» **THE REQUEST**: Output all the data exactly. Pictures do not belong in the copy.

* Start DATA BLOCK *

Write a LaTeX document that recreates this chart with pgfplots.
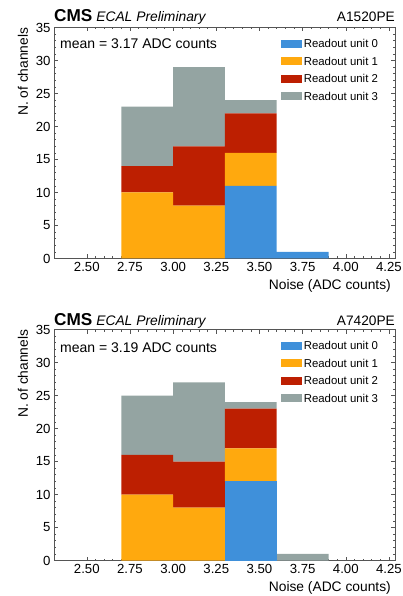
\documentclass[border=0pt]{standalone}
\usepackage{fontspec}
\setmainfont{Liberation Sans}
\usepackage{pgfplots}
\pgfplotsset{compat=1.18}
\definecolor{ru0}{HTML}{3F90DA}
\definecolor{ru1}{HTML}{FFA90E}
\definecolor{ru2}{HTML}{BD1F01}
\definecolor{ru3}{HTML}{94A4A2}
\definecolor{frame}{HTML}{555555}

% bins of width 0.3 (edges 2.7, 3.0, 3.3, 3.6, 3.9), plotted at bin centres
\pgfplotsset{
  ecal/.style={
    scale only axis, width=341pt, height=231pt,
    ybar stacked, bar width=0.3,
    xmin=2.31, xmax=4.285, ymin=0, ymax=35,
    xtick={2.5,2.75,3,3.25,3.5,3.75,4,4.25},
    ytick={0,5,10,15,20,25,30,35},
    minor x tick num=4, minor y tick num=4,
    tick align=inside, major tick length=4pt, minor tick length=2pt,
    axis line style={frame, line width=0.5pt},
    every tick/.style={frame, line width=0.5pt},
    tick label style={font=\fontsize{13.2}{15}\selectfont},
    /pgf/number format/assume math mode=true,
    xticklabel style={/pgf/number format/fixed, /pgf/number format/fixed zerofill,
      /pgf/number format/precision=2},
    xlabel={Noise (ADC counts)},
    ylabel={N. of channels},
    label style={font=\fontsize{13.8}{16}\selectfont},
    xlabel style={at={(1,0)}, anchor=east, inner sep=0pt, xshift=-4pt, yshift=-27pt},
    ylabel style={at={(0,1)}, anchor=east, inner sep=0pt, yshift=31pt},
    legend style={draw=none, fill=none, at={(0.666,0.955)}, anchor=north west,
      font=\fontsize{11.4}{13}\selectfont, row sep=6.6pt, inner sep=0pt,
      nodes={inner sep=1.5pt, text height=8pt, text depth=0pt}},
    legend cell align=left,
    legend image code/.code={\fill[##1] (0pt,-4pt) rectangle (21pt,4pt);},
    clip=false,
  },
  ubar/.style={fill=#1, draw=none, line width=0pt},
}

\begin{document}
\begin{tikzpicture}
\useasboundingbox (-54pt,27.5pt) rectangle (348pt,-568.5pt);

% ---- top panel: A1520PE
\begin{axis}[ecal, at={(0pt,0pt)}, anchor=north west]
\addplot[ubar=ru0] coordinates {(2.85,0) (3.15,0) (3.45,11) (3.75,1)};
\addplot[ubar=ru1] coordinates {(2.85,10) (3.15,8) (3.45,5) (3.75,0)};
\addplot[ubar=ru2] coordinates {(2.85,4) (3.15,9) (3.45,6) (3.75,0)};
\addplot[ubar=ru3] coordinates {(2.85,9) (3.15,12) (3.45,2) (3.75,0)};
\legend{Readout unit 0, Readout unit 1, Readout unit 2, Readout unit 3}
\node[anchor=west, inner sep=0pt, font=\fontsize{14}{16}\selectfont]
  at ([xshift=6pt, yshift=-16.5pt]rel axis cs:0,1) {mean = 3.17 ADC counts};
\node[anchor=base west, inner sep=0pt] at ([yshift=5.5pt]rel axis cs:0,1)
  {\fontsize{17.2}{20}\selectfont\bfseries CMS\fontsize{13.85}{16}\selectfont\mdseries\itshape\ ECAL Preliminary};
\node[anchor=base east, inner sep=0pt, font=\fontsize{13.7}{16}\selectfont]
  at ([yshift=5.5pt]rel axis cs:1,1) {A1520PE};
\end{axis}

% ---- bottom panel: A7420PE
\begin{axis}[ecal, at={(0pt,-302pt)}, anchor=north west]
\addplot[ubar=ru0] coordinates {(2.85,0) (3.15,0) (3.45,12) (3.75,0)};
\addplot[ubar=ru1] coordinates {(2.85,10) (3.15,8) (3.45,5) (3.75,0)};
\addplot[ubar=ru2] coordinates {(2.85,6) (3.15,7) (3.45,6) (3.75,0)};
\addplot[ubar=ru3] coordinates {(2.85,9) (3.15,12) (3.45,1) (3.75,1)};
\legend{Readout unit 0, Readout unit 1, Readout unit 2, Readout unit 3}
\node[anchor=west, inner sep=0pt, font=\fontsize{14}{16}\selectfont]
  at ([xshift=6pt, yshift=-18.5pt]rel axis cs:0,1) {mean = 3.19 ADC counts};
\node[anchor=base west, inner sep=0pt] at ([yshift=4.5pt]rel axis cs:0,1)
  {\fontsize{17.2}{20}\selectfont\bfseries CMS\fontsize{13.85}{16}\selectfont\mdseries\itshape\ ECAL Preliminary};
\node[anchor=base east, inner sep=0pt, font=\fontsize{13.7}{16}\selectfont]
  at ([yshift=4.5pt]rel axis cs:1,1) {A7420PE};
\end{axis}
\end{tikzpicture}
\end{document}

* End DATA BLOCK *

» **COMPLETE ANSWER**:
Write a LaTeX document that recreates this chart with pgfplots.
\documentclass[border=0pt]{standalone}
\usepackage{fontspec}
\setmainfont{Liberation Sans}
\usepackage{pgfplots}
\pgfplotsset{compat=1.18}
\definecolor{ru0}{HTML}{3F90DA}
\definecolor{ru1}{HTML}{FFA90E}
\definecolor{ru2}{HTML}{BD1F01}
\definecolor{ru3}{HTML}{94A4A2}
\definecolor{frame}{HTML}{555555}

% bins of width 0.3 (edges 2.7, 3.0, 3.3, 3.6, 3.9), plotted at bin centres
\pgfplotsset{
  ecal/.style={
    scale only axis, width=341pt, height=231pt,
    ybar stacked, bar width=0.3,
    xmin=2.31, xmax=4.285, ymin=0, ymax=35,
    xtick={2.5,2.75,3,3.25,3.5,3.75,4,4.25},
    ytick={0,5,10,15,20,25,30,35},
    minor x tick num=4, minor y tick num=4,
    tick align=inside, major tick length=4pt, minor tick length=2pt,
    axis line style={frame, line width=0.5pt},
    every tick/.style={frame, line width=0.5pt},
    tick label style={font=\fontsize{13.2}{15}\selectfont},
    /pgf/number format/assume math mode=true,
    xticklabel style={/pgf/number format/fixed, /pgf/number format/fixed zerofill,
      /pgf/number format/precision=2},
    xlabel={Noise (ADC counts)},
    ylabel={N. of channels},
    label style={font=\fontsize{13.8}{16}\selectfont},
    xlabel style={at={(1,0)}, anchor=east, inner sep=0pt, xshift=-4pt, yshift=-27pt},
    ylabel style={at={(0,1)}, anchor=east, inner sep=0pt, yshift=31pt},
    legend style={draw=none, fill=none, at={(0.666,0.955)}, anchor=north west,
      font=\fontsize{11.4}{13}\selectfont, row sep=6.6pt, inner sep=0pt,
      nodes={inner sep=1.5pt, text height=8pt, text depth=0pt}},
    legend cell align=left,
    legend image code/.code={\fill[##1] (0pt,-4pt) rectangle (21pt,4pt);},
    clip=false,
  },
  ubar/.style={fill=#1, draw=none, line width=0pt},
}

\begin{document}
\begin{tikzpicture}
\useasboundingbox (-54pt,27.5pt) rectangle (348pt,-568.5pt);

% ---- top panel: A1520PE
\begin{axis}[ecal, at={(0pt,0pt)}, anchor=north west]
\addplot[ubar=ru0] coordinates {(2.85,0) (3.15,0) (3.45,11) (3.75,1)};
\addplot[ubar=ru1] coordinates {(2.85,10) (3.15,8) (3.45,5) (3.75,0)};
\addplot[ubar=ru2] coordinates {(2.85,4) (3.15,9) (3.45,6) (3.75,0)};
\addplot[ubar=ru3] coordinates {(2.85,9) (3.15,12) (3.45,2) (3.75,0)};
\legend{Readout unit 0, Readout unit 1, Readout unit 2, Readout unit 3}
\node[anchor=west, inner sep=0pt, font=\fontsize{14}{16}\selectfont]
  at ([xshift=6pt, yshift=-16.5pt]rel axis cs:0,1) {mean = 3.17 ADC counts};
\node[anchor=base west, inner sep=0pt] at ([yshift=5.5pt]rel axis cs:0,1)
  {\fontsize{17.2}{20}\selectfont\bfseries CMS\fontsize{13.85}{16}\selectfont\mdseries\itshape\ ECAL Preliminary};
\node[anchor=base east, inner sep=0pt, font=\fontsize{13.7}{16}\selectfont]
  at ([yshift=5.5pt]rel axis cs:1,1) {A1520PE};
\end{axis}

% ---- bottom panel: A7420PE
\begin{axis}[ecal, at={(0pt,-302pt)}, anchor=north west]
\addplot[ubar=ru0] coordinates {(2.85,0) (3.15,0) (3.45,12) (3.75,0)};
\addplot[ubar=ru1] coordinates {(2.85,10) (3.15,8) (3.45,5) (3.75,0)};
\addplot[ubar=ru2] coordinates {(2.85,6) (3.15,7) (3.45,6) (3.75,0)};
\addplot[ubar=ru3] coordinates {(2.85,9) (3.15,12) (3.45,1) (3.75,1)};
\legend{Readout unit 0, Readout unit 1, Readout unit 2, Readout unit 3}
\node[anchor=west, inner sep=0pt, font=\fontsize{14}{16}\selectfont]
  at ([xshift=6pt, yshift=-18.5pt]rel axis cs:0,1) {mean = 3.19 ADC counts};
\node[anchor=base west, inner sep=0pt] at ([yshift=4.5pt]rel axis cs:0,1)
  {\fontsize{17.2}{20}\selectfont\bfseries CMS\fontsize{13.85}{16}\selectfont\mdseries\itshape\ ECAL Preliminary};
\node[anchor=base east, inner sep=0pt, font=\fontsize{13.7}{16}\selectfont]
  at ([yshift=4.5pt]rel axis cs:1,1) {A7420PE};
\end{axis}
\end{tikzpicture}
\end{document}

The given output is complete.